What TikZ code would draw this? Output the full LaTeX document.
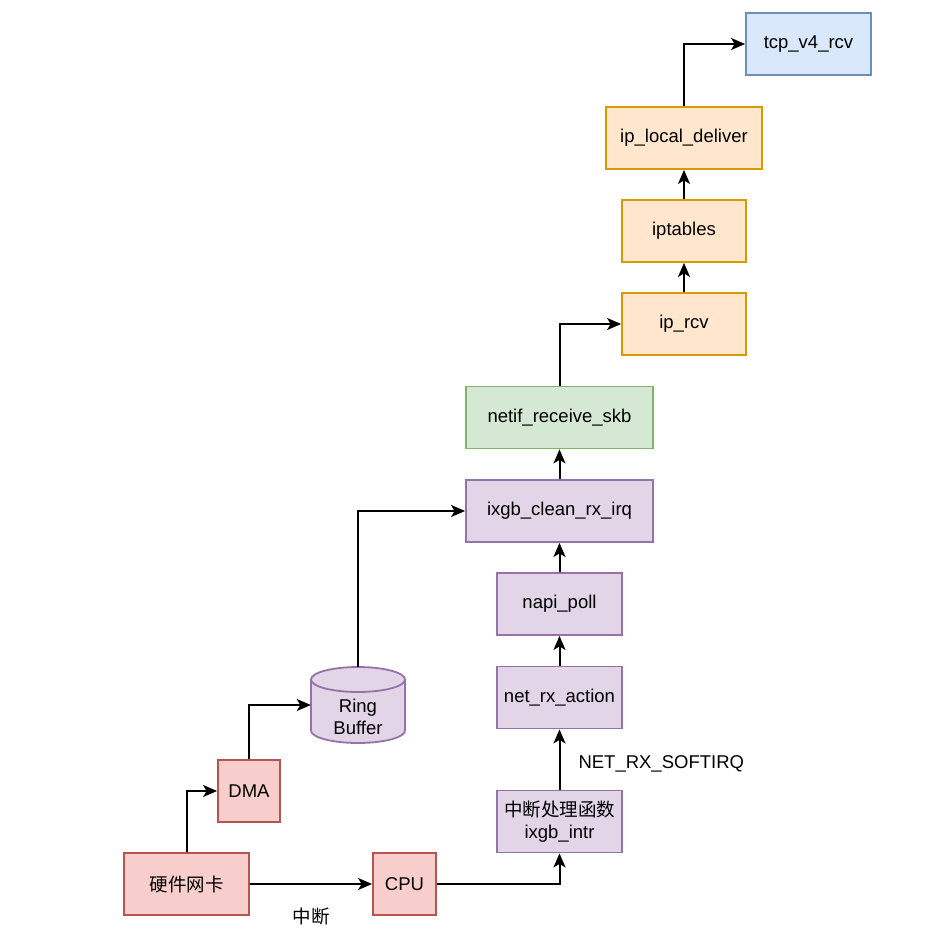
\documentclass[tikz,border=0pt]{standalone}
\usepackage{fontspec}
\setmainfont{Liberation Sans}
\newfontfamily\cjk{Noto Sans CJK SC}
\usetikzlibrary{arrows.meta}
\definecolor{redF}{HTML}{F8CECC}\definecolor{redD}{HTML}{B85450}
\definecolor{purF}{HTML}{E1D5E7}\definecolor{purD}{HTML}{9673A6}
\definecolor{grnF}{HTML}{D5E8D4}\definecolor{grnD}{HTML}{82B366}
\definecolor{orgF}{HTML}{FFE6CC}\definecolor{orgD}{HTML}{D79B00}
\definecolor{bluF}{HTML}{DAE8FC}\definecolor{bluD}{HTML}{6C8EBF}
\begin{document}
\begin{tikzpicture}[x=1pt,y=-1pt,
  every node/.style={font=\fontsize{18.5}{21.5}\selectfont, inner sep=0pt, align=center},
  box/.style={draw, line width=1.8pt, minimum height=62pt},
  redbox/.style={box, fill=redF, draw=redD},
  purbox/.style={box, fill=purF, draw=purD},
  grnbox/.style={box, fill=grnF, draw=grnD},
  orgbox/.style={box, fill=orgF, draw=orgD},
  blubox/.style={box, fill=bluF, draw=bluD},
  arr/.style={line width=2pt, -{Stealth[length=14pt,width=12pt,inset=3.5pt]}}]
\fill[white] (0,0) rectangle (938,932);
\useasboundingbox (0,0) rectangle (938,932);
% nodes
\node[redbox, minimum width=125pt] (nic) at (186.5,884) {\cjk 硬件网卡};
\node[redbox, minimum width=63pt] (cpu) at (404.5,884) {CPU};
\node[redbox, minimum width=62pt] (dma) at (249,791) {DMA};
% ring buffer cylinder
\filldraw[fill=purF, draw=purD, line width=1.8pt] (311,679.5) -- (311,730.5)
  arc[start angle=180, end angle=360, x radius=47pt, y radius=12.5pt] -- (405,679.5)
  arc[start angle=0, end angle=180, x radius=47pt, y radius=12.5pt] -- cycle;
\draw[purD, line width=1.8pt] (311,679.5) arc[start angle=180, end angle=360, x radius=47pt, y radius=12.5pt];
\node[minimum width=94pt, minimum height=76pt] (rb) at (358,705) {};
\node (rbtext) at (358,717) {Ring\\Buffer};
\node[purbox, minimum width=125pt] (intr) at (559.5,821.5) {{\cjk 中断处理函数}\\ixgb\_intr};
\node[purbox, minimum width=125pt] (rx) at (559.5,697.5) {net\_rx\_action};
\node[purbox, minimum width=125pt] (napi) at (559.5,604) {napi\_poll};
\node[purbox, minimum width=187pt] (clean) at (559.5,511) {ixgb\_clean\_rx\_irq};
\node[grnbox, minimum width=187pt] (netif) at (559.5,417.5) {netif\_receive\_skb};
\node[orgbox, minimum width=124pt] (iprcv) at (684,324) {ip\_rcv};
\node[orgbox, minimum width=124pt] (ipt) at (684,231) {iptables};
\node[orgbox, minimum width=156pt] (ipld) at (684,138) {ip\_local\_deliver};
\node[blubox, minimum width=125pt] (tcp) at (808.5,44) {tcp\_v4\_rcv};
% connectors
\draw[arr] (nic.north) |- (dma.west);
\draw[arr] (dma.north) |- (rb.west);
\draw[arr] (rb.north) |- (clean.west);
\draw[arr] (nic.east) -- node[midway, yshift=-32pt] (lint) {\cjk 中断} (cpu.west);
\draw[arr] (cpu.east) -| (intr.south);
\draw[arr] (intr.north) -- node[midway, anchor=west, xshift=18pt, yshift=-4pt] (lsoft) {NET\_RX\_SOFTIRQ} (rx.south);
\draw[arr] (rx.north) -- (napi.south);
\draw[arr] (napi.north) -- (clean.south);
\draw[arr] (clean.north) -- (netif.south);
\draw[arr] (netif.north) |- (iprcv.west);
\draw[arr] (iprcv.north) -- (ipt.south);
\draw[arr] (ipt.north) -- (ipld.south);
\draw[arr] (ipld.north) |- (tcp.west);
\end{tikzpicture}
\end{document}
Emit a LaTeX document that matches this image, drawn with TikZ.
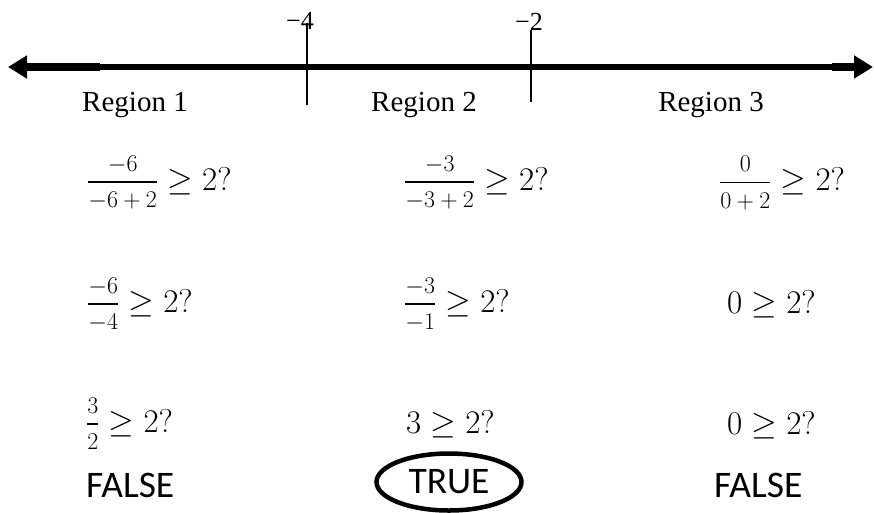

· · · · · · ·

WHAT TO WORK ON: Copy the listing in full and without alteration, omitting every picture.

CORRECT OUTPUT:
What TikZ code would draw this? Output the full LaTeX document.
\documentclass[tikz,border=0pt]{standalone}
\usepackage{fontspec}
\setmainfont{Liberation Sans}
\newfontfamily\cjk{Noto Sans CJK SC}
\usetikzlibrary{arrows.meta}
\definecolor{redF}{HTML}{F8CECC}\definecolor{redD}{HTML}{B85450}
\definecolor{purF}{HTML}{E1D5E7}\definecolor{purD}{HTML}{9673A6}
\definecolor{grnF}{HTML}{D5E8D4}\definecolor{grnD}{HTML}{82B366}
\definecolor{orgF}{HTML}{FFE6CC}\definecolor{orgD}{HTML}{D79B00}
\definecolor{bluF}{HTML}{DAE8FC}\definecolor{bluD}{HTML}{6C8EBF}
\begin{document}
\begin{tikzpicture}[x=1pt,y=-1pt,
  every node/.style={font=\fontsize{18.5}{21.5}\selectfont, inner sep=0pt, align=center},
  box/.style={draw, line width=1.8pt, minimum height=62pt},
  redbox/.style={box, fill=redF, draw=redD},
  purbox/.style={box, fill=purF, draw=purD},
  grnbox/.style={box, fill=grnF, draw=grnD},
  orgbox/.style={box, fill=orgF, draw=orgD},
  blubox/.style={box, fill=bluF, draw=bluD},
  arr/.style={line width=2pt, -{Stealth[length=14pt,width=12pt,inset=3.5pt]}}]
\fill[white] (0,0) rectangle (938,932);
\useasboundingbox (0,0) rectangle (938,932);
% nodes
\node[redbox, minimum width=125pt] (nic) at (186.5,884) {\cjk 硬件网卡};
\node[redbox, minimum width=63pt] (cpu) at (404.5,884) {CPU};
\node[redbox, minimum width=62pt] (dma) at (249,791) {DMA};
% ring buffer cylinder
\filldraw[fill=purF, draw=purD, line width=1.8pt] (311,679.5) -- (311,730.5)
  arc[start angle=180, end angle=360, x radius=47pt, y radius=12.5pt] -- (405,679.5)
  arc[start angle=0, end angle=180, x radius=47pt, y radius=12.5pt] -- cycle;
\draw[purD, line width=1.8pt] (311,679.5) arc[start angle=180, end angle=360, x radius=47pt, y radius=12.5pt];
\node[minimum width=94pt, minimum height=76pt] (rb) at (358,705) {};
\node (rbtext) at (358,717) {Ring\\Buffer};
\node[purbox, minimum width=125pt] (intr) at (559.5,821.5) {{\cjk 中断处理函数}\\ixgb\_intr};
\node[purbox, minimum width=125pt] (rx) at (559.5,697.5) {net\_rx\_action};
\node[purbox, minimum width=125pt] (napi) at (559.5,604) {napi\_poll};
\node[purbox, minimum width=187pt] (clean) at (559.5,511) {ixgb\_clean\_rx\_irq};
\node[grnbox, minimum width=187pt] (netif) at (559.5,417.5) {netif\_receive\_skb};
\node[orgbox, minimum width=124pt] (iprcv) at (684,324) {ip\_rcv};
\node[orgbox, minimum width=124pt] (ipt) at (684,231) {iptables};
\node[orgbox, minimum width=156pt] (ipld) at (684,138) {ip\_local\_deliver};
\node[blubox, minimum width=125pt] (tcp) at (808.5,44) {tcp\_v4\_rcv};
% connectors
\draw[arr] (nic.north) |- (dma.west);
\draw[arr] (dma.north) |- (rb.west);
\draw[arr] (rb.north) |- (clean.west);
\draw[arr] (nic.east) -- node[midway, yshift=-32pt] (lint) {\cjk 中断} (cpu.west);
\draw[arr] (cpu.east) -| (intr.south);
\draw[arr] (intr.north) -- node[midway, anchor=west, xshift=18pt, yshift=-4pt] (lsoft) {NET\_RX\_SOFTIRQ} (rx.south);
\draw[arr] (rx.north) -- (napi.south);
\draw[arr] (napi.north) -- (clean.south);
\draw[arr] (clean.north) -- (netif.south);
\draw[arr] (netif.north) |- (iprcv.west);
\draw[arr] (iprcv.north) -- (ipt.south);
\draw[arr] (ipt.north) -- (ipld.south);
\draw[arr] (ipld.north) |- (tcp.west);
\end{tikzpicture}
\end{document}
Emit a LaTeX document that matches this image, drawn with TikZ.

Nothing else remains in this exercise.